The Report follows hot on the heels of another released last week by the South African Council of Churches (SACC). The SACC’s report too, references statements from current and former government employees on how individuals closely linked to the highest office in the land have gained control of some state-owned entities.
This follows the 2016 report into allegations of state capture, in which the erstwhile Public Protector, Thuli Madonsela, recommended that the Chief Justice of the Constitutional Court appoint a judge to preside over a commission of inquiry, to further probe the allegations. In response to this, the President - whose name features quite prominently in the report - filed an application to review the State of Capture Report before the Gauteng High Court in Pretoria. One of the grounds for review that he raises is the fact that in terms of section 84(f) of the Constitution, he is the only person who can appoint commissions of inquiry. This is factually correct. But what happens when the President is so conflicted that his appointing a commission of inquiry into his own conduct would elicit, rightly so, accusations of in-built bias? Should this conundrum suggest then, that it is impossible for there ever to be a commission of inquiry to investigate allegations of wrongdoing by a President?

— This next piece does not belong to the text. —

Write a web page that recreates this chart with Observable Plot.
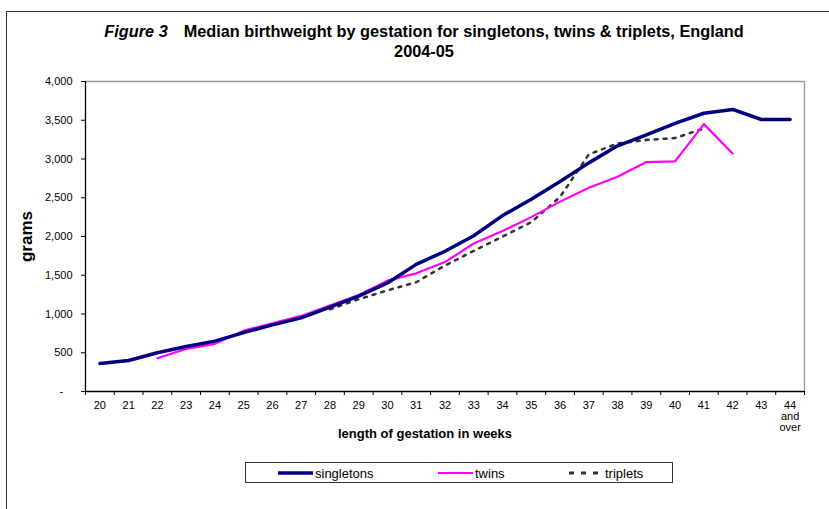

The South African constitutional state is on its death knell. If not for the involvement of the courts and a relatively free press, it would have keeled over into a failed state - like so many other states, whose examples are all too obvious. Nonetheless, the signs suggesting a rapid slide into the usurpation of the democratic will of ordinary South Africans are on the wall.
This is neither to the time to be coy, nor is it the time for platitudes. Bold, decisive action should be taken to arrest the deepening rot. In line with the view advanced by Paul Hoffman writing for the Daily Maverick, this calls for the Deputy President, using the powers granted to him in the Constitution, to intervene, and to intervene without a second’s hesitation.